Former Presidential candidate Senator Ted Cruz might just have had the best day of his life. Cruz couldn’t contain his enthusiasm and admiration when he was “questioning” conservative Supreme Court nominee Neil Gorsuch during Tuesday’s confirmation hearings before the Senate Judiciary Committee.
If you caught some of the back and forth, it kind of felt like first-year-law school student Cruz had invited us into his late night study session with Gorsuch (a 3L) to talk about their favorite subjects: originalism, how great Antonin Scalia is, and how much they love Supreme Court Justice Byron White. Cruz was literally ogling as Gorsuch described his time clerking for White, his childhood hero, and his philosophies as they relate to originalism.
“I wouldn’t become a judge but for his example,” Gorsuch said. Cruz smiled in admiration. Gorsuch then described how White would ask his law clerks their opinions about cases that they were working on.

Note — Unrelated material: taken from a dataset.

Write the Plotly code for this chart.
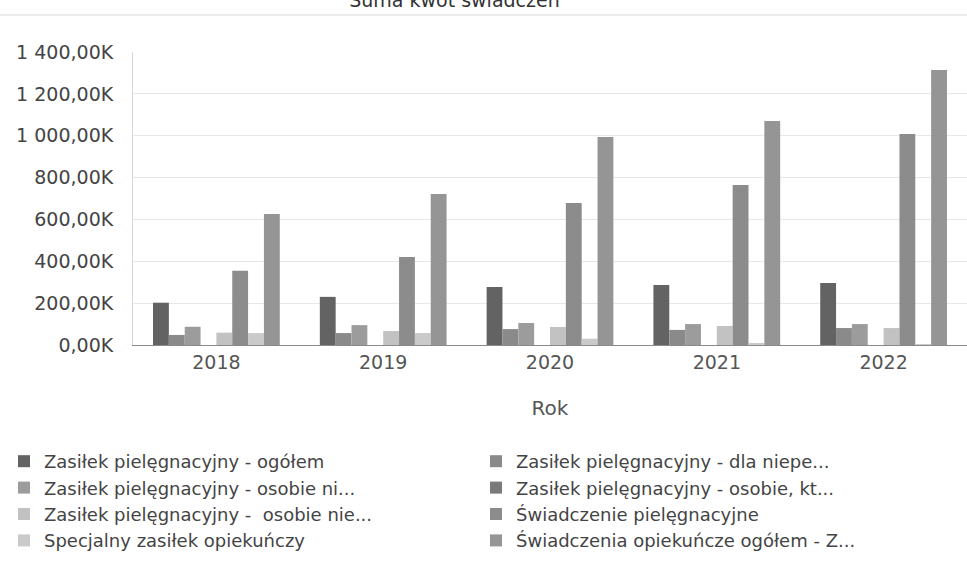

“He would plunk himself in my office, and say, (grunt), he would always start with a grunt so what does the great Justice Gorsuch think about this one?” Gorsuch said. Cruz and Gorsuch had a good chuckle, along with some other audience members, over that one.
Things got pretty controversial when Cruz questioned Gorsuch about whether he was lucky enough to get Byron White up on the basketball court. Above the Supreme Court, there is a basketball court. For years, White, who played three seasons with the NFL, would come up to play games with the clerks, but White cut back when he became a bit older.
“He would come up for a game of horse with the clerks and former clerks at reunions,” Gorsuch said.
“How’s his jump shot?” Cruz asked.
“His best shot at that age, we are talking in his 70’s was from the free throw line back up over his head, and he could hit it pretty regularly,” Gorsuch said.
You wonder if Cruz was a bit jealous of Gorsuch’s near certain confirmation. After all, Cruz, who attended Harvard Law School, and was Solicitor General of Texas, was even floated as a potential Trump pick for the U.S. Supreme Court.